Written exercise: Extract each line of the records below that contains the word "this".

Extracted data:
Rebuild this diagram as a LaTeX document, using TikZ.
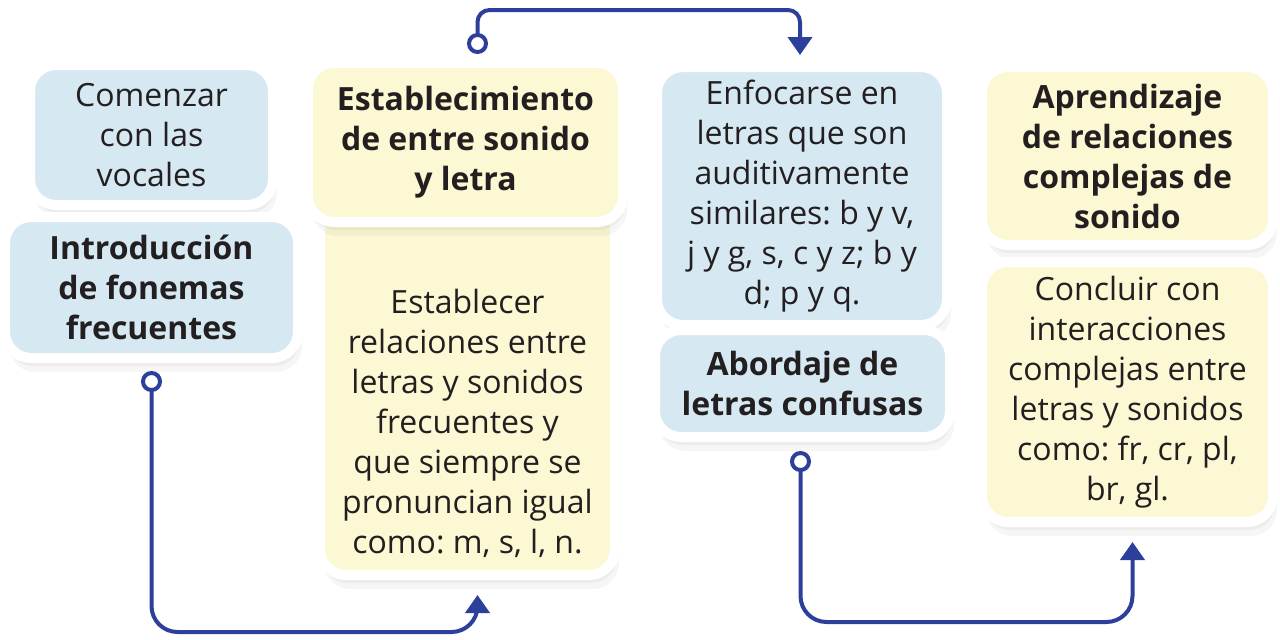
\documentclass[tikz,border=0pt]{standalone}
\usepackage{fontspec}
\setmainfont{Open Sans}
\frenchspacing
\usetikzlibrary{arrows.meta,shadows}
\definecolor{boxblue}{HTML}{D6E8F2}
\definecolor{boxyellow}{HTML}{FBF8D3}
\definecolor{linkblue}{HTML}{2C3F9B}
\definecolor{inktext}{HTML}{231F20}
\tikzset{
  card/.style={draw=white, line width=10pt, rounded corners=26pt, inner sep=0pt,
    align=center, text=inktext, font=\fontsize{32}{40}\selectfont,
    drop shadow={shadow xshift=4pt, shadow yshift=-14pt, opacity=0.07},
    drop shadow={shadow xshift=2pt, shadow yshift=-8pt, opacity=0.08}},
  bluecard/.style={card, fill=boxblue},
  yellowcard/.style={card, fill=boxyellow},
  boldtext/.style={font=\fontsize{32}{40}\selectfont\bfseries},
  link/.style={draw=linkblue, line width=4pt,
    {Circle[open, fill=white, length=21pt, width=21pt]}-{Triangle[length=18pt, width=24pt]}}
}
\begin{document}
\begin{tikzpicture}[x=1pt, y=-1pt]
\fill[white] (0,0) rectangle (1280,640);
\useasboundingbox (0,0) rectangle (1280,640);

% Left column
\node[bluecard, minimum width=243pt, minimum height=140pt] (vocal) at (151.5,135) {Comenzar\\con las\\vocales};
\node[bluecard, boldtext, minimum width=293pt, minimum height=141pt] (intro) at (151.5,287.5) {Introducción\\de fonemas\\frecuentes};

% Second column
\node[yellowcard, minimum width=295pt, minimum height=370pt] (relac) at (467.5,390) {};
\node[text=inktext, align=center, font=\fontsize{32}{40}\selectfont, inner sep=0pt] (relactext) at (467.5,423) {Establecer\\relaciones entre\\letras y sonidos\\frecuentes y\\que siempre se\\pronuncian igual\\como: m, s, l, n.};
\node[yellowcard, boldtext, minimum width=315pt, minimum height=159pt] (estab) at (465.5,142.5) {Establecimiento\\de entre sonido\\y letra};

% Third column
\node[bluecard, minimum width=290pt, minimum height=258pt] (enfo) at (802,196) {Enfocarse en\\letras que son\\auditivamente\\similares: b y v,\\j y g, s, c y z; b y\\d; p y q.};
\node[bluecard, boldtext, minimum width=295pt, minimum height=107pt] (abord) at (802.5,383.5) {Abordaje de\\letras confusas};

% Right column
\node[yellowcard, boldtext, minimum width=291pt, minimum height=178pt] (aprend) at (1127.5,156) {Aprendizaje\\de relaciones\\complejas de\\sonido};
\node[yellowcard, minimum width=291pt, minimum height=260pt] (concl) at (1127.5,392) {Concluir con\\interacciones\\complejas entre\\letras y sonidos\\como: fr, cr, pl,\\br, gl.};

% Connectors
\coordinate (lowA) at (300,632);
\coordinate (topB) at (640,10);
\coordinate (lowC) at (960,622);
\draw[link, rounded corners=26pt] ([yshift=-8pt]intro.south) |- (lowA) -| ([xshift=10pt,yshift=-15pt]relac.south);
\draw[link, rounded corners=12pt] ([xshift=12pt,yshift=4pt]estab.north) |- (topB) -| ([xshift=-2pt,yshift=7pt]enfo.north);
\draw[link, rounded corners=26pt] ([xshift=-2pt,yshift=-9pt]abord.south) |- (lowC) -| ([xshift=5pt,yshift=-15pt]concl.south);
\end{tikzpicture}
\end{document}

--

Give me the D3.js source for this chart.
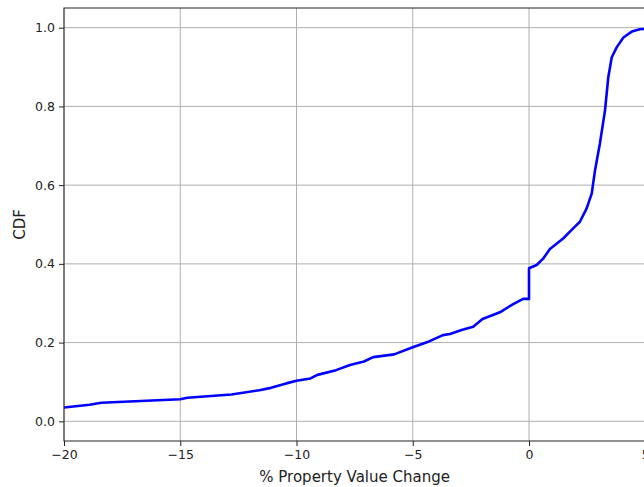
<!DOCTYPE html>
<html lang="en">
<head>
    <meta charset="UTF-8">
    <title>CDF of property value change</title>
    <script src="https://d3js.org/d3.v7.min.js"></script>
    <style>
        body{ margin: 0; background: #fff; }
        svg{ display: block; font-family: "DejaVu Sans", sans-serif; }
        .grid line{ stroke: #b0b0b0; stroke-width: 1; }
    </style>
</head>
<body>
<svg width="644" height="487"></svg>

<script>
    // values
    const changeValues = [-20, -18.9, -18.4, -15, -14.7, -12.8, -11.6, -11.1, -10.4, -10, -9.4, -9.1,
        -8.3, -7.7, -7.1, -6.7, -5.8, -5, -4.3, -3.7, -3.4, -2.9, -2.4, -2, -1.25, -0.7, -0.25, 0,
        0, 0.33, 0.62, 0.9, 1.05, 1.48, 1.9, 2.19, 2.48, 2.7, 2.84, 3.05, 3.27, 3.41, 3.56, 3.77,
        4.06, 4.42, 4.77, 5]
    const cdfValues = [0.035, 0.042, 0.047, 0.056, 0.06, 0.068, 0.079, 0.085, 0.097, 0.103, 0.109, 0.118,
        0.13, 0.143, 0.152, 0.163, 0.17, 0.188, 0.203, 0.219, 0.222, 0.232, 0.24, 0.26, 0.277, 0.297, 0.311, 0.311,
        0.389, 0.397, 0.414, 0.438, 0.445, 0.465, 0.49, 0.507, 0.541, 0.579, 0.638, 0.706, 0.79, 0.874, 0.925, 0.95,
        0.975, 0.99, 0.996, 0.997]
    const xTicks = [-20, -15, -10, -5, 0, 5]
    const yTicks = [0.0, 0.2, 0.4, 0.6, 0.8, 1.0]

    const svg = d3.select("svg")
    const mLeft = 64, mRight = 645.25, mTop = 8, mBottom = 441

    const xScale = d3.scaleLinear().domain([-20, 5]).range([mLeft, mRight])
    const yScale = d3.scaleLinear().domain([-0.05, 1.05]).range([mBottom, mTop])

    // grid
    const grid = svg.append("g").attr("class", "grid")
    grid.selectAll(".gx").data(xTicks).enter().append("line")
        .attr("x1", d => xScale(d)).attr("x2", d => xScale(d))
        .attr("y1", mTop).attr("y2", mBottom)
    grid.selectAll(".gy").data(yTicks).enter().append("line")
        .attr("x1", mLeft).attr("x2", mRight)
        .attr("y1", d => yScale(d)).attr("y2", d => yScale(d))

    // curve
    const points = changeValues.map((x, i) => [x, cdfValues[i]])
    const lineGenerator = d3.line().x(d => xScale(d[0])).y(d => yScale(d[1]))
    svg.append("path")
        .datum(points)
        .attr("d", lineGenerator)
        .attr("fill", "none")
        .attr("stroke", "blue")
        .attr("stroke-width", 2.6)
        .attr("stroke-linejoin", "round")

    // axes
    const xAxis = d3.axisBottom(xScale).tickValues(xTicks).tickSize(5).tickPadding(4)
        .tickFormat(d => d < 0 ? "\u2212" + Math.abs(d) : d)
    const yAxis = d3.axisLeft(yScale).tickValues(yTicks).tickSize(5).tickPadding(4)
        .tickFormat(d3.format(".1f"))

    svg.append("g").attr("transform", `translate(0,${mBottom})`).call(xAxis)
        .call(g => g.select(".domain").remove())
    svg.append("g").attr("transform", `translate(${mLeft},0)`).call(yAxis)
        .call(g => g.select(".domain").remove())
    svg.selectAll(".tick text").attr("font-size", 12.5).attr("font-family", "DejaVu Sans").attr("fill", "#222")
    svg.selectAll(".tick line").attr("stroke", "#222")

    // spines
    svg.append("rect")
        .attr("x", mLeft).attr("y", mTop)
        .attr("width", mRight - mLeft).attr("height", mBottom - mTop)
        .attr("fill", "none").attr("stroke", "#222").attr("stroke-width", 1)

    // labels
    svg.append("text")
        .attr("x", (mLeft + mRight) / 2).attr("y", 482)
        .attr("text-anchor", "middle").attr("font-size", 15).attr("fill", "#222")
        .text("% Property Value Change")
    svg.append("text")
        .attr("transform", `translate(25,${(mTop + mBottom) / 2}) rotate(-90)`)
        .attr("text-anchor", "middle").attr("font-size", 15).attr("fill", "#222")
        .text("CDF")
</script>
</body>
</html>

Solution below:
Rebuild this diagram as a LaTeX document, using TikZ.
Give me the D3.js source for this chart.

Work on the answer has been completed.